Thursday, May 10, 2012


That the venerable and iconic Canadian actor Gordon Pinsent is a poet comes as a bit of surprise; that he's a good one even more.  But the biggest thrill of all is how nicely the words became songs, as prepared by craftsmen Travis Good (The Sadies) and Greg Keelor (Blue Rodeo, duh).  The result is a fine, very listenable album that only adds another superlative to the admirable careers of all three.

Pinsent wrote the poems over the years, some inspired by his home province of Newfoundland and Labrador, and some others about his late wife.  Good was involved next, asked to look at the lyrics by a filmmaker doing a bio of Pinsent.  Keelor, a long-time Good buddy, nosed his way in when he saw what Travis was working on.   Of course, they make a good team, Keelor bringing a soulful voice to the party, and his classic feel.

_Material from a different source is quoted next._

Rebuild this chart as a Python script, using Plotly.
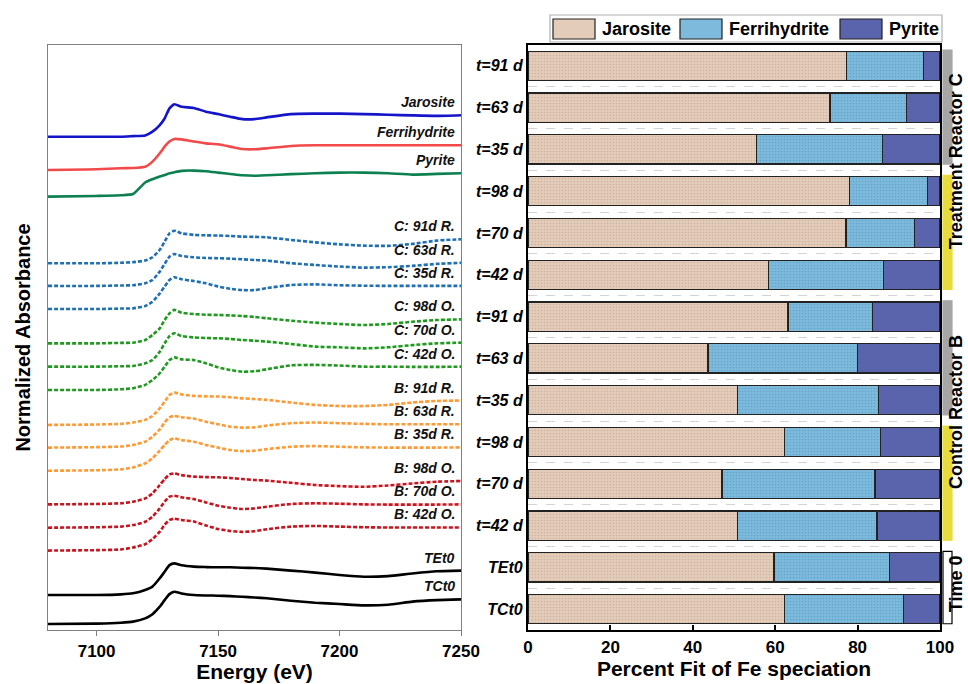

The double-disc presents the songs/poems in two ways, and it's a smart concept.  Disc one is just Good and Keelor, singing them as full tunes.  Disc two has Pinsent reading them as poems, over acoustic backing by the duo, far more sparse than the singing versions.  I like 'em both.  Pinsent has an expert's cadence and timing, and the stories are quite enjoyable.  Over on disc one, the boys share vocals, although Greg gets a bit more, while Good rips it up on acoustic, sending out sizzling licks in the bluegrass-flavoured numbers, and coming on as smooth as silk on the ballads.  Keelor sounds as rough and ready as Pinsent's Newfoundland characters.

The pair plan to tour the songs this fall, and the chance to see them in a largely acoustic setting will be a joy.  Meantime, I suggest strapping on the headphones, putting on disc two for a half-hour, and enjoying the poetry of Pinsent, as you would a book-on-tape.